Historians have often enjoyed pointing to the role that luck plays in designating hereditary monarchs. If you got a kick out of I, Claudius, either in print or on PBS, you have already seen that role at its worst. Caligula and Nero were both evil, crazy, and incompetent; Tiberius and Claudius were at least moderately competent, though their personal habits were sometimes deplorable. Fast forward to 1776; George III, the British monarch of the time, was crazy and mostly incompetent, though not exactly evil. No doubt Rome, and Britain, had plenty of other better-qualified, sane people out there, but the choice of monarchs at the time was constrained by the rules of monarchical heredity. So were the personalities of some of the monarchs.

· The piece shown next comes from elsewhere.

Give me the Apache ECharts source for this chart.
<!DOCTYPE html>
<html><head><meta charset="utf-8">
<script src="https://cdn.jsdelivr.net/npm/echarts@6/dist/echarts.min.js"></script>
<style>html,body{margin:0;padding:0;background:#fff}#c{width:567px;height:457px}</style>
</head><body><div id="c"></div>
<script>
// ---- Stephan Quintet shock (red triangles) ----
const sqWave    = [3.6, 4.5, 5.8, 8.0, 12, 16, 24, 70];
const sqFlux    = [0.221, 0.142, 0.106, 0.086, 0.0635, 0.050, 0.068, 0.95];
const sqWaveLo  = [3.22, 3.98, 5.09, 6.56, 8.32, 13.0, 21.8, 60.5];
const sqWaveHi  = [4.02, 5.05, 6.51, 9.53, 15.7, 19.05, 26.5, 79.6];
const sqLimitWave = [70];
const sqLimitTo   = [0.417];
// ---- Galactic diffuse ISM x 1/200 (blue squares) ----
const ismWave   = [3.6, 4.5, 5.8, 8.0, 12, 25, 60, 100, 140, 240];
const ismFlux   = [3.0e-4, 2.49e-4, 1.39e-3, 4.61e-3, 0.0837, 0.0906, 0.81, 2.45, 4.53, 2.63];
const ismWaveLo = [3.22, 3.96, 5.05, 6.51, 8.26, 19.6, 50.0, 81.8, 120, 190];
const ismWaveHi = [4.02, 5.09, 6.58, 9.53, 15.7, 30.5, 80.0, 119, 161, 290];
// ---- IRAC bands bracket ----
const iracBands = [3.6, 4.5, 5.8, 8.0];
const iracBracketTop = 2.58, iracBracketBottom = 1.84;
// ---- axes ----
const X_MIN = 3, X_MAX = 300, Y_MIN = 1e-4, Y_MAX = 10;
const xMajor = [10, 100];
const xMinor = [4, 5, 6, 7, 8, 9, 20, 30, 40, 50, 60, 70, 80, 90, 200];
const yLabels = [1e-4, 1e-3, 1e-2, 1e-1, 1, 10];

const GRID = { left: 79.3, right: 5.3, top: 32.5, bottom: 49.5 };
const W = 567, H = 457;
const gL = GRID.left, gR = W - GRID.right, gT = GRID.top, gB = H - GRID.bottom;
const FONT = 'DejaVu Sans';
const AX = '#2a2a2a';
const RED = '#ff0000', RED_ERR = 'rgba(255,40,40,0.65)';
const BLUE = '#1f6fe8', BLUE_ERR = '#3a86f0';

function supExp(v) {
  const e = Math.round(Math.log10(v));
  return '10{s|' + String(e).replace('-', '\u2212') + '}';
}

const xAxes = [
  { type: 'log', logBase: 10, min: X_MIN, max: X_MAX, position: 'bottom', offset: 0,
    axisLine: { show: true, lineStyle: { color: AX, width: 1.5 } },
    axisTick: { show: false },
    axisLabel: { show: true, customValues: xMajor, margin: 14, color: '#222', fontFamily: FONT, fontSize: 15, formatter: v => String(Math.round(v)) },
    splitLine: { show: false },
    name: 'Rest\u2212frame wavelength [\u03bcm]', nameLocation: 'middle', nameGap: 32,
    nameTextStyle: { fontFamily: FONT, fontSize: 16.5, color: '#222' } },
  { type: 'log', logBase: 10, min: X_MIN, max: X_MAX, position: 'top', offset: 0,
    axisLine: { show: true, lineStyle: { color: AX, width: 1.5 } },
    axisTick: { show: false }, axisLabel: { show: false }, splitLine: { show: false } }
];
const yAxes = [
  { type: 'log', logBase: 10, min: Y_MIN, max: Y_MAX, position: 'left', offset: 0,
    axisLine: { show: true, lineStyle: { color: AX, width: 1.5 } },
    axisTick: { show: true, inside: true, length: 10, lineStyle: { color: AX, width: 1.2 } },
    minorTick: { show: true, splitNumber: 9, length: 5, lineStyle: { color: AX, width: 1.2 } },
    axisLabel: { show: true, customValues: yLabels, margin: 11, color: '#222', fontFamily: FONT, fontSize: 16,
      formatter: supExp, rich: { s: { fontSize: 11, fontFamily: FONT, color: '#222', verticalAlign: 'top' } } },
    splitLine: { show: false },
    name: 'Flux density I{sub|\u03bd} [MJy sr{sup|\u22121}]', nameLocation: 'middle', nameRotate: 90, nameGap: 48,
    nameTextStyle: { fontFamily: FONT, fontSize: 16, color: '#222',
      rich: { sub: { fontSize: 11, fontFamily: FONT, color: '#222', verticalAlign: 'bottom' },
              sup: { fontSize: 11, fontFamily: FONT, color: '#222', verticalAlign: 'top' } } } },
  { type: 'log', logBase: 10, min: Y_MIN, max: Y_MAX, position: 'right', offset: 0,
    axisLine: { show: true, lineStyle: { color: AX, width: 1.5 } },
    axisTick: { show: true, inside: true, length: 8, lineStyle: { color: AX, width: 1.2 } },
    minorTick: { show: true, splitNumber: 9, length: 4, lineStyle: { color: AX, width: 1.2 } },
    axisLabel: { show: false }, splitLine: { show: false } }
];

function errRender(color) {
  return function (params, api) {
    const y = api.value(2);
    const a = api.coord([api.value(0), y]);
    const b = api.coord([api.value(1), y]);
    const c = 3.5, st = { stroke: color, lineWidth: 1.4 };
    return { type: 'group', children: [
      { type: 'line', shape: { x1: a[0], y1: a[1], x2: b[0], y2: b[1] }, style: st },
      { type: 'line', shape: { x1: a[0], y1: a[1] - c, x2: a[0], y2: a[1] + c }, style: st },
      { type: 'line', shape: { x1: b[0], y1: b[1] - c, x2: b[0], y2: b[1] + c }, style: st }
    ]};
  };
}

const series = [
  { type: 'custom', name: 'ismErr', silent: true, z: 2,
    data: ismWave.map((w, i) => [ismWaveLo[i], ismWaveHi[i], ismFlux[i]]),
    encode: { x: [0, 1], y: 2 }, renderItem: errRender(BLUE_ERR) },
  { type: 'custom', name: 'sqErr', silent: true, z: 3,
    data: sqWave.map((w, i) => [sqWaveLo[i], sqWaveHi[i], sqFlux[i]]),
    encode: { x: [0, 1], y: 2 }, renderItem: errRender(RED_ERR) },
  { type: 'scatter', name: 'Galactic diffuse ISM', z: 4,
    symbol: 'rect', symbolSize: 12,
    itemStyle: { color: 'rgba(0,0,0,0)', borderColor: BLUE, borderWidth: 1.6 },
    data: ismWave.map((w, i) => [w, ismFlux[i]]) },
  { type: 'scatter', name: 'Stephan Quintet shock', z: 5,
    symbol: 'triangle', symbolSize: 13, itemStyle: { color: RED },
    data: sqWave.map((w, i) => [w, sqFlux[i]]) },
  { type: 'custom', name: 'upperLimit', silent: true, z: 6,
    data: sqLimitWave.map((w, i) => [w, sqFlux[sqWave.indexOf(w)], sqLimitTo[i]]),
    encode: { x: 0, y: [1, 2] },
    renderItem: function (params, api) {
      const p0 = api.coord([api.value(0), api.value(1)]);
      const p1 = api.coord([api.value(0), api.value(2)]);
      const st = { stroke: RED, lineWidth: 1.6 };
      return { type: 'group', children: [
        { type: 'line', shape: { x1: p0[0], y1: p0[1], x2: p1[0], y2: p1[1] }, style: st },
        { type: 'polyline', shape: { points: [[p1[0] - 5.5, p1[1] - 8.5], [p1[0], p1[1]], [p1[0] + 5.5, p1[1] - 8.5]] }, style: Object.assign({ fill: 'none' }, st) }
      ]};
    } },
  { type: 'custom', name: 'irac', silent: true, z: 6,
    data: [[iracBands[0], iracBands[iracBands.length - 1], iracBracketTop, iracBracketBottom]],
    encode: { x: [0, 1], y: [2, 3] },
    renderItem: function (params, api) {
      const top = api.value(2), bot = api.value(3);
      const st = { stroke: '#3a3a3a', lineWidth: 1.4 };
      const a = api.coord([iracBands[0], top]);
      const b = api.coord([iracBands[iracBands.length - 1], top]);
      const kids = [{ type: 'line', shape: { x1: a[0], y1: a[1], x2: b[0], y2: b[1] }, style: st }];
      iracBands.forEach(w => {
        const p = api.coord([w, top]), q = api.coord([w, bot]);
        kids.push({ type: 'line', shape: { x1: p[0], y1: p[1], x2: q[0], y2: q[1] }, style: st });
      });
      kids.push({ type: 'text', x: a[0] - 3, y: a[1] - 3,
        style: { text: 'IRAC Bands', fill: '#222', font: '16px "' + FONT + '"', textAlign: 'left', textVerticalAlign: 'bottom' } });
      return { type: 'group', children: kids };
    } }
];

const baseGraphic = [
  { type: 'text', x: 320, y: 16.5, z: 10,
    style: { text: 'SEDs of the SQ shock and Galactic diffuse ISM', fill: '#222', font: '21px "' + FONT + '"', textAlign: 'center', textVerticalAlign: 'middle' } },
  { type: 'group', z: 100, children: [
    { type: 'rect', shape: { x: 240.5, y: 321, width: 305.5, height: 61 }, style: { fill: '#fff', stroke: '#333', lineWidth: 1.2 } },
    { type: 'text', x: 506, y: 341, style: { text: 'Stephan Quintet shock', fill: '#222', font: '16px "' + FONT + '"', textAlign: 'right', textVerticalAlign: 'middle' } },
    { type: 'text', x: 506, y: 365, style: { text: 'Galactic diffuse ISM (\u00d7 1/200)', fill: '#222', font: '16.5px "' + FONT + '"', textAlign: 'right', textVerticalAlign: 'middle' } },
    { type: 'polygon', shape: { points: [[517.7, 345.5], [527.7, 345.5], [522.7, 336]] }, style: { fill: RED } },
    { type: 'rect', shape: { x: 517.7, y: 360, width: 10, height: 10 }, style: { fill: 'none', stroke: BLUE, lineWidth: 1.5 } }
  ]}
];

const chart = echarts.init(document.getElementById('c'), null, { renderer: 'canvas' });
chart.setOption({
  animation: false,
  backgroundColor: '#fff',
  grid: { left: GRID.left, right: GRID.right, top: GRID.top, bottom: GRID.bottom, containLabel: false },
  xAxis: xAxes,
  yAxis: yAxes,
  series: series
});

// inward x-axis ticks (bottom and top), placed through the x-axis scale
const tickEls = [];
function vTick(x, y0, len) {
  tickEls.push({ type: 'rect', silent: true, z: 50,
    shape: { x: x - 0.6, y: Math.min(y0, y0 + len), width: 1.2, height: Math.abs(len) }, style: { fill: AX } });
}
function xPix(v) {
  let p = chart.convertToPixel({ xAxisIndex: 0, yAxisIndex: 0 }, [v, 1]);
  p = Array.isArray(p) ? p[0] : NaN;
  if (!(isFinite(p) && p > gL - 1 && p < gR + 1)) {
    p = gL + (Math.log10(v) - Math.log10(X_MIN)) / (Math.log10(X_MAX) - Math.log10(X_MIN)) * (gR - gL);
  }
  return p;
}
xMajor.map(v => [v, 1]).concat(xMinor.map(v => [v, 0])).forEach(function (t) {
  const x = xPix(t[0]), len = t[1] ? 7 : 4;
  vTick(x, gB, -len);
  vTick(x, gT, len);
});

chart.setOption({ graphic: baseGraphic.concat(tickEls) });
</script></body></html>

There are monarchs around these days too, although most of them have very little real power. Just as well, we think. Some of them are nice people; every now and then one of them may have a flash of intelligence; even if their more corrupt relatives ever succeed to the throne, they won’t be able to do much damage. But imagine one with the power that our constitution gives POTUS. And imagine an electorate that deliberately and knowingly chooses a George III or even a Caligula. Not just the familial luck of the draw, an outright electoral decision, of the people, by the people, and for the people.
Notice, by the way, that our modern dictators have their own familial oddities. They may have no relatives to speak of, like Hitler. They may kill off their families, like Stalin. Or they may create a dynasty, like the North Korean Kims. They may create a constitutional mechanism for selecting succeeding dictators, as Iran has with its religiously-appointed Supreme Leader.
And most democracies are not immune to informal dynasties, like the Argentinian Perons and the American Adamses, Roosevelts, Taylors, Kennedys, etc. Some of those have worked better than others. Most of the American dynasties have worked surprisingly well. Mostly that’s because, in choosing democratic dynasties, the popular electorate still gets the last word. And has usually exercised it pretty intelligently.
Oh dear readers, how I wish you were all history buffs! At least, if you get the chance, binge-watch I, Claudius. There you will find, among other things, how the fall of Caligula and Nero involved, among other factors, disgruntled relatives of women insulted or seduced by the emperor. History, as Marx points out, repeats itself, first as drama, and then as farce. Or, as Patrick Henry said, “Caesar had his Brutus, Charles the First his Cromwell, and George the Third…..may profit by their example!” Enjoy.